*What to produce:* Extract, without alteration, each line from the start of the listing to the line bearing "Chart.register(...registerables);".

★ ★ ★ ★ ★ ★ ★

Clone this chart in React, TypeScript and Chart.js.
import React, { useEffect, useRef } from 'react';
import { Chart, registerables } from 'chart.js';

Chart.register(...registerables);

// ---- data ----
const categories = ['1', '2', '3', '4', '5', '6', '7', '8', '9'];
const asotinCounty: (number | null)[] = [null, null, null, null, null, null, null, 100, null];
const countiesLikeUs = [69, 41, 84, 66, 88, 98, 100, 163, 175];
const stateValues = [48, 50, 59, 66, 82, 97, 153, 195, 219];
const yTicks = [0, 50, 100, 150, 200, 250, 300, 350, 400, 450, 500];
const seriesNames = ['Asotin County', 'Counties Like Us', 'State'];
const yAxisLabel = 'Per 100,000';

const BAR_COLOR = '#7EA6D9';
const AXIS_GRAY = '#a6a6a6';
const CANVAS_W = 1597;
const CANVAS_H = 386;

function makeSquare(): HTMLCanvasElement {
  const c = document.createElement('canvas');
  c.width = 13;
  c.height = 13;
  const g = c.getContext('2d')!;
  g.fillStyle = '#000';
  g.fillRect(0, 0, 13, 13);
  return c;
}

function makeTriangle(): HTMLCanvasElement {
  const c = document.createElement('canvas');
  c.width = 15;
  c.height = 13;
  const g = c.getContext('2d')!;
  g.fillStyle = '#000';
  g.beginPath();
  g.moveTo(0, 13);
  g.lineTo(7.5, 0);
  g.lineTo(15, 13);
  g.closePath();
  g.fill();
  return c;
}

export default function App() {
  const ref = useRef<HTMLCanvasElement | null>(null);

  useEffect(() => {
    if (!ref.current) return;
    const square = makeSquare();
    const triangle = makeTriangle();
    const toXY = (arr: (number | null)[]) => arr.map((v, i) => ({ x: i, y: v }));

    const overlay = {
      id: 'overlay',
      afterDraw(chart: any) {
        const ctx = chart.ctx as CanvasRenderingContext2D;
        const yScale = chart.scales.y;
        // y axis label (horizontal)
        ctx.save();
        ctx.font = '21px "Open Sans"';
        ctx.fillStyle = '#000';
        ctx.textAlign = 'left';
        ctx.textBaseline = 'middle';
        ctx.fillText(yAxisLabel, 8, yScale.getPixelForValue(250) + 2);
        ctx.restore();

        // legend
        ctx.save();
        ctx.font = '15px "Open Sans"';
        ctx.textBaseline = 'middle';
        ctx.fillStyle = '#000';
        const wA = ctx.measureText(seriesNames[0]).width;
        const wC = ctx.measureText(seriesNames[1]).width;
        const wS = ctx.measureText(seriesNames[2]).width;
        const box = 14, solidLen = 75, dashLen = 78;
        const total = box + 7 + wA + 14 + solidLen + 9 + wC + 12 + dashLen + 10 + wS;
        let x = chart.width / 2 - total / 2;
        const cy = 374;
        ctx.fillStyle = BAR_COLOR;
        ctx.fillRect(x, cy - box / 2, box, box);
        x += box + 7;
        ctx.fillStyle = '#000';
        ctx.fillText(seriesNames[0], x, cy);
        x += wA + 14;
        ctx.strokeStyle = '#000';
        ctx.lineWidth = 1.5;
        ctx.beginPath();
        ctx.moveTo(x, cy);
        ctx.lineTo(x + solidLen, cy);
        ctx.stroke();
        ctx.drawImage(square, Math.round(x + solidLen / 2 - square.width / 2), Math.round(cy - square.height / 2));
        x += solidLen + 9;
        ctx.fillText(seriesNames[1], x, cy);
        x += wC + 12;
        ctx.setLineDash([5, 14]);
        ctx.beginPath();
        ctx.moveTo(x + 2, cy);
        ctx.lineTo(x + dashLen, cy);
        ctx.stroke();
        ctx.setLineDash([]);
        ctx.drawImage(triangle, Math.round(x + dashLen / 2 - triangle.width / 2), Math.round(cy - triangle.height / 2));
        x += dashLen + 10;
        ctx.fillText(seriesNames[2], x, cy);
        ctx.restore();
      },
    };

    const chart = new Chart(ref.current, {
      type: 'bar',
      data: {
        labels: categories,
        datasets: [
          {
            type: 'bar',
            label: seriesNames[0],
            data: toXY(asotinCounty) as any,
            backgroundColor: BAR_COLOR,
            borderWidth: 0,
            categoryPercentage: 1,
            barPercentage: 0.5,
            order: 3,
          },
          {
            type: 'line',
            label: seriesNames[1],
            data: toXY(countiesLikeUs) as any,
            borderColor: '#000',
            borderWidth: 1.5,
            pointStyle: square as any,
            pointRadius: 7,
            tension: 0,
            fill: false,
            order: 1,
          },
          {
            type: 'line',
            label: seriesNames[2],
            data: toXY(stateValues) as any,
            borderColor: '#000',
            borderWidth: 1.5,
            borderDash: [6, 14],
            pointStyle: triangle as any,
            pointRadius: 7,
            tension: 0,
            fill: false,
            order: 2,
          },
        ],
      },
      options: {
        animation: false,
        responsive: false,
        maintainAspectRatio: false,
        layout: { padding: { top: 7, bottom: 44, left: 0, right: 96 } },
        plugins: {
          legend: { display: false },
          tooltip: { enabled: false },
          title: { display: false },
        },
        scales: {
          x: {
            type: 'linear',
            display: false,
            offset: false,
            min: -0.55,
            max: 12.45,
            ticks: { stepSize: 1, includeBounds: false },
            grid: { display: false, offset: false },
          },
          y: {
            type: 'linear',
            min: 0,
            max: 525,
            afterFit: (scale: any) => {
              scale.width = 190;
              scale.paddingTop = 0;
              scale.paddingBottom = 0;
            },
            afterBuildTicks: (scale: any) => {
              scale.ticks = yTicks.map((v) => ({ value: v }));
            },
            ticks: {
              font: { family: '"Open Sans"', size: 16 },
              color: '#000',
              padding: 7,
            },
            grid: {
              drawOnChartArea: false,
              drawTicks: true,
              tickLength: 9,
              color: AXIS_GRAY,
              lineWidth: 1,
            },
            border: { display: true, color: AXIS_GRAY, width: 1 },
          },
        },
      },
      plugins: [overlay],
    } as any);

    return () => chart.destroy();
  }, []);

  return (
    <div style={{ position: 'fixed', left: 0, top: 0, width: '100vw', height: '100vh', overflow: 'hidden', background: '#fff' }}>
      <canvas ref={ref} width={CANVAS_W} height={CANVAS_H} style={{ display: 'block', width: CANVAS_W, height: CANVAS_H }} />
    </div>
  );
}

★ ★ ★ ★ ★ ★ ★

*Solution for this task:*
Clone this chart in React, TypeScript and Chart.js.
import React, { useEffect, useRef } from 'react';
import { Chart, registerables } from 'chart.js';

Chart.register(...registerables);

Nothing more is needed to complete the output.